Server-Side Template Injection (SSTI)

Injection sink

★★

Extended set — batch 2 (HTTP transport & resource abuse; solved via raw fetch/tools)

ID

Challenge

Category

F1

DNS Rebinding / missing Origin validation

Transport

★★★

F2

CORS Misconfiguration (reflected Origin + credentials)

Transport

★★

C6

Predictable Session IDs (hijack)

Transport

★★

G1

Unbounded Consumption (cost/DoS)

DoS/Cost

★★

G4

Regular-Expression DoS (ReDoS)

DoS/Cost

★★

Extended set — batch 3 (more injection sinks & supply chain)

ID

Challenge

Category

D5

NoSQL Injection (operator / $where)

Injection sink

★★

D7

XML External Entity (XXE)

Injection sink

★★★

D8

Insecure Deserialization (prototype pollution)

Injection sink

★★★

H1

Supply Chain (typosquat / unsigned package)

Supply chain

★★

Each (challenge, level) pair has a unique flag FLAG{slug__level}. Capture it, submit with the submit_flag tool, track progress with scoreboard (or the control panel). Per-level hints: the list_challenges tool.

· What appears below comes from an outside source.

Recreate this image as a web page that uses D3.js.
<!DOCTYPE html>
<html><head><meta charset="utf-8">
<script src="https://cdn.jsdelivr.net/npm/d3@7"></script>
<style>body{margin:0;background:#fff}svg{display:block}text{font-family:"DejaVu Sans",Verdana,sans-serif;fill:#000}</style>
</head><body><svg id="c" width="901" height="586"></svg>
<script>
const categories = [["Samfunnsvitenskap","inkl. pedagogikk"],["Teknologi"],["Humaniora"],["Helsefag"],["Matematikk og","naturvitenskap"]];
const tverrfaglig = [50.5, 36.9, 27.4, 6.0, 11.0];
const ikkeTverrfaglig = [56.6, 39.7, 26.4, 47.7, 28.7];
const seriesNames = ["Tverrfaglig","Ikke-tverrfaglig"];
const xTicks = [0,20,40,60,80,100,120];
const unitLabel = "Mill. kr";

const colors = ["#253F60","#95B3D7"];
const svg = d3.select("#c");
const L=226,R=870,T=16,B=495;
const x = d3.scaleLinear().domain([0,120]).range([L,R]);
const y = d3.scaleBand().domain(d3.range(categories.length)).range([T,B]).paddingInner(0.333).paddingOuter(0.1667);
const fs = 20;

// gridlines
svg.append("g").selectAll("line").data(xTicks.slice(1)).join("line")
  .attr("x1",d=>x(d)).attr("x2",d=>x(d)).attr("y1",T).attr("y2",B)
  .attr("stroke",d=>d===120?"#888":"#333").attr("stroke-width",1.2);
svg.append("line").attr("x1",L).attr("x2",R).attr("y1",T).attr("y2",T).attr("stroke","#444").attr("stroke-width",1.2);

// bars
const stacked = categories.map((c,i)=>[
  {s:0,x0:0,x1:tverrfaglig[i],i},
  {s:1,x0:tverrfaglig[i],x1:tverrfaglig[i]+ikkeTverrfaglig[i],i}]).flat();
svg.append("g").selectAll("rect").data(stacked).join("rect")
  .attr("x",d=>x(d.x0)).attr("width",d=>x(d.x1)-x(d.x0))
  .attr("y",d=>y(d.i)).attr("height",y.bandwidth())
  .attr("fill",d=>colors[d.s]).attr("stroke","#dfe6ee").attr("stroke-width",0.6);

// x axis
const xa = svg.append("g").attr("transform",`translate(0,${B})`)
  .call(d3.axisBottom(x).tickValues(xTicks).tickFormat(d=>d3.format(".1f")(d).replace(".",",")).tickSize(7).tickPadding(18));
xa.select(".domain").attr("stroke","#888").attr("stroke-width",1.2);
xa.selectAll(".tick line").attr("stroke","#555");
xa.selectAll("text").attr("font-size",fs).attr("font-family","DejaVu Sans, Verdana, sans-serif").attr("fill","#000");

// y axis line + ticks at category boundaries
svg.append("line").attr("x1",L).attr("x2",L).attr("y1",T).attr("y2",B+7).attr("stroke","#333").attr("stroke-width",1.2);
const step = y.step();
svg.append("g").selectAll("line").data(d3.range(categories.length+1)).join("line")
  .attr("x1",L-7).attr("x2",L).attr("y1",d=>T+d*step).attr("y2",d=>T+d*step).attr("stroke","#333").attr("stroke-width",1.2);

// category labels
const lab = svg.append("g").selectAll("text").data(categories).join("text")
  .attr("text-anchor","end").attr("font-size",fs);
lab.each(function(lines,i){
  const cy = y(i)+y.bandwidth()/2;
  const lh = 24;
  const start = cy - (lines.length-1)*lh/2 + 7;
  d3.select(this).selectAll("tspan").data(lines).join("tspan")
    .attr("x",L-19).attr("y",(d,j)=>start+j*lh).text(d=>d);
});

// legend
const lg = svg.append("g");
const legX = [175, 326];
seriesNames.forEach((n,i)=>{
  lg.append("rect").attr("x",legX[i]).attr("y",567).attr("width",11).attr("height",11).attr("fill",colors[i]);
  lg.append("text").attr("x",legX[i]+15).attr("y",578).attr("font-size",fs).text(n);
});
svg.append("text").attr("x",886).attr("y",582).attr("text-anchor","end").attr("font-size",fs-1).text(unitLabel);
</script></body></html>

Full per-level walkthroughs + fixes: docs/SOLUTIONS.md.


How the levels differ (a taste)

  • Command Injection — Easy: no filter. Moderate: ;/& blocked → use |. Difficult: most metacharacters blocked and blind → newline-chain a curl that exfiltrates to the OOB collector, then read_collector.

  • SSRF — Easy: fetch anything. Moderate: 127.0.0.1/localhost string-blocked → use metadata.internal / [::1]. Difficult: same, but blind → confirm via the collector.

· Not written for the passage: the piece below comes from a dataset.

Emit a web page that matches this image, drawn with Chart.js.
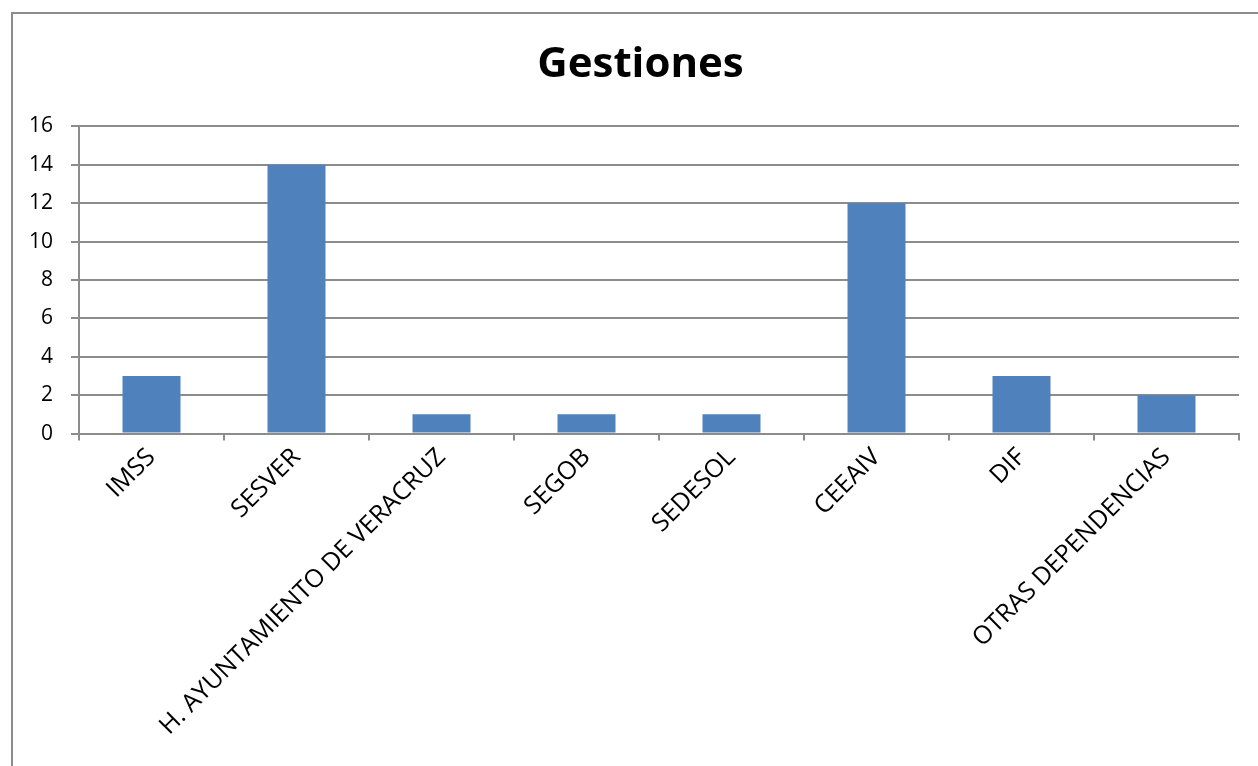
<!DOCTYPE html>
<html>
<head>
<meta charset="utf-8">
<script src="https://cdn.jsdelivr.net/npm/chart.js@4/dist/chart.umd.min.js"></script>
<style>
html,body{margin:0;padding:0;background:#fff;overflow:hidden;}
#frame{position:absolute;left:11px;top:12px;width:1400px;height:900px;border:2px solid #8c8c8c;box-sizing:border-box;}
#wrap{position:absolute;left:0;top:0;width:1258px;height:766px;}
</style>
</head>
<body>
<div id="frame"></div>
<div id="wrap"><canvas id="c"></canvas></div>
<script>
const categories = ["IMSS","SESVER","H. AYUNTAMIENTO DE VERACRUZ","SEGOB","SEDESOL","CEEAIV","DIF","OTRAS DEPENDENCIAS"];
const gestiones = [3,14,1,1,1,12,3,2];
const yTicks = [0,2,4,6,8,10,12,14,16];

const FONT = "'Open Sans', sans-serif";
const titleShift = {
  id: 'titleShift',
  afterLayout(chart) {
    const t = chart.titleBlock;
    if (t) { t.left += 10; t.right += 10; }
  }
};
new Chart(document.getElementById('c'), {
  type: 'bar',
  data: {
    labels: categories,
    datasets: [{
      label: 'Gestiones',
      data: gestiones,
      backgroundColor: '#4f81bd',
      borderWidth: 0,
      categoryPercentage: 1.0,
      barPercentage: 0.4
    }]
  },
  plugins: [titleShift],
  options: {
    responsive: true,
    maintainAspectRatio: false,
    animation: false,
    layout: { padding: { left: 22, right: 19, top: 40, bottom: 23 } },
    plugins: {
      legend: { display: false },
      tooltip: { enabled: false },
      title: {
        display: true,
        text: 'Gestiones',
        color: '#000',
        font: { family: FONT, size: 42, weight: 'bold' },
        padding: { top: 0, bottom: 36 }
      }
    },
    scales: {
      x: {
        offset: true,
        grid: { display: true, drawOnChartArea: false, offset: true, color: '#8c8c8c', lineWidth: 2, tickLength: 7 },
        border: { display: true, color: '#8c8c8c', width: 2 },
        ticks: {
          color: '#000',
          font: { family: FONT, size: 25 },
          minRotation: 45, maxRotation: 45,
          autoSkip: false,
          padding: 2
        }
      },
      y: {
        min: 0, max: 16,
        afterBuildTicks: s => { s.ticks = yTicks.map(v => ({ value: v })); },
        afterFit: s => { s.width = 57; },
        grid: { color: '#8c8c8c', lineWidth: 2, tickLength: 8 },
        border: { display: true, color: '#8c8c8c', width: 2 },
        ticks: {
          color: '#000',
          font: { family: FONT, size: 21 },
          padding: 18
        }
      }
    }
  }
});
</script>
</body>
</html>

  • SQL Injection — Easy: UNION. Moderate: UNION/-- blacklisted → UnIoN

    • quote-balancing. Difficult: boolean-blind, count-only → binary-search the flag out char by char.

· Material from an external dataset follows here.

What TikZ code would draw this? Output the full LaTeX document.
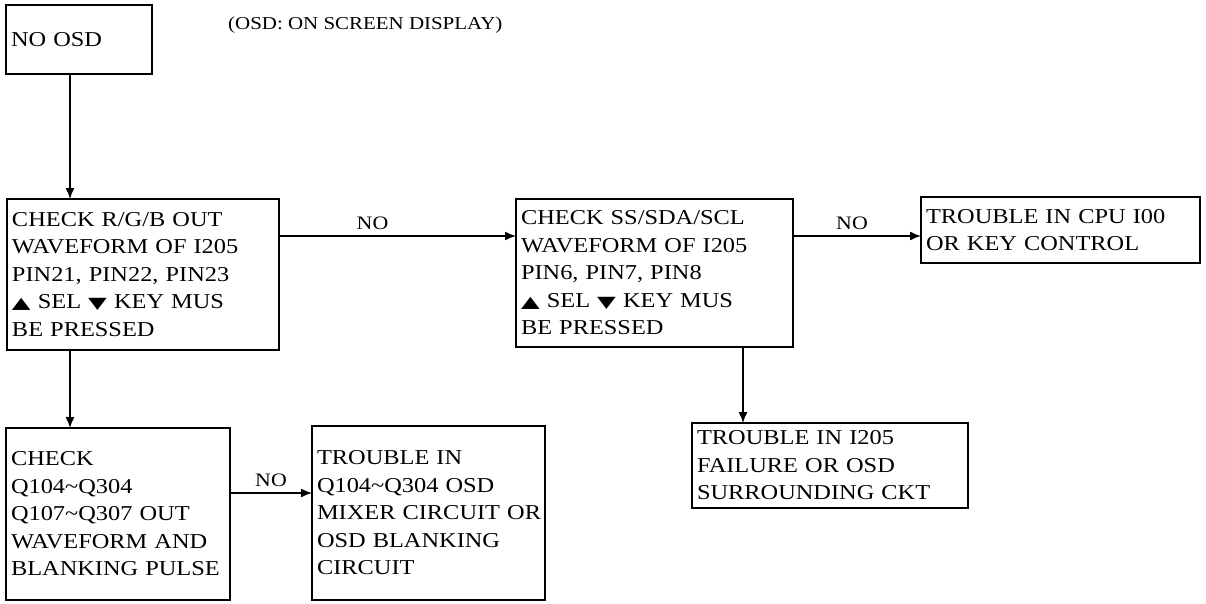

  • Broken Auth — Easy: open. Moderate: static token leaked by a resource. Difficult: sha256(nonce + signing_secret) challenge-response (secret leaks via a verbose error).


Project layout

mcpgoat/
├── DESIGN_PROMPT.md          # the full build brief (Core + Extended catalog)
├── Dockerfile  docker-compose.yml   # one-command deploy
├── .github/workflows/ci.yml  # regression gate + Docker smoke test
├── src/
│   ├── server.ts             # Express host: control panel, MCP endpoint, OOB collector
│   ├── level.ts              # the Easy/Moderate/Difficult switch
│   ├── scoreboard.ts         # challenge catalog, per-level flags, scoreboard
│   ├── challenges.ts         # all 26 challenges × 4 levels (incl. secure)
│   ├── buildServer.ts  db.ts  state.ts  internal.ts
│   ├── attacker/client.ts    # level-aware exploitation client / smoke test
│   ├── agent/agent.ts        # victim-agent harness (naive vs --defended)
│   └── ci/check.ts           # regression gate (npm run ci)
├── workspace/  vault/        # path-traversal / RCE targets (per-level flag files)
└── docs/SOLUTIONS.md  docs/EXPLOITS.http

Continuous regression

npm run ci boots an isolated server and asserts the whole lab still works — 78/78 scored flags captured, 26/26 exploits blocked at the secure level, and the victim agent 3/3 compromised (naive) / 0/3 (defended). Expected counts derive from the catalog, so it can't drift; a broken challenge or a fix that springs a leak fails the gate (non-zero exit). The bundled GitHub Actions workflow runs this plus a Docker build + boot smoke-test on every push.

State is in-memory — restart to reset, or use the control panel's Reset button / the mcpgoat_reset tool.


Acknowledgments

Inspired by DVWA and OWASP Juice Shop — the projects that defined this genre for web; MCPGoat brings it to the Model Context Protocol.


Author / Connect

Built by Sabyasachi Dhal. If MCPGoat is useful to you — or you work on MCP / AI-agent security — I'd love to connect: linkedin.com/in/sabyasachidhal

Issues, ideas, and pull requests are very welcome — see CONTRIBUTING.md. If this saved you time, a ⭐ on the repo helps others find it.


License

MIT — open source, free to use and self-host. You may use, copy, modify, merge, publish, distribute, sublicense, and sell copies (including commercially), as long as you keep the copyright and license notice. See LICENSE.

© 2026 Sabyasachi Dhal.

The MIT license is permissive and comes with no warranty. This software is intentionally vulnerable and provided for authorized security training and education only. You are responsible for running it safely (keep it on 127.0.0.1 / inside a container) and for how you use it — do not point its tools at systems you are not authorized to test.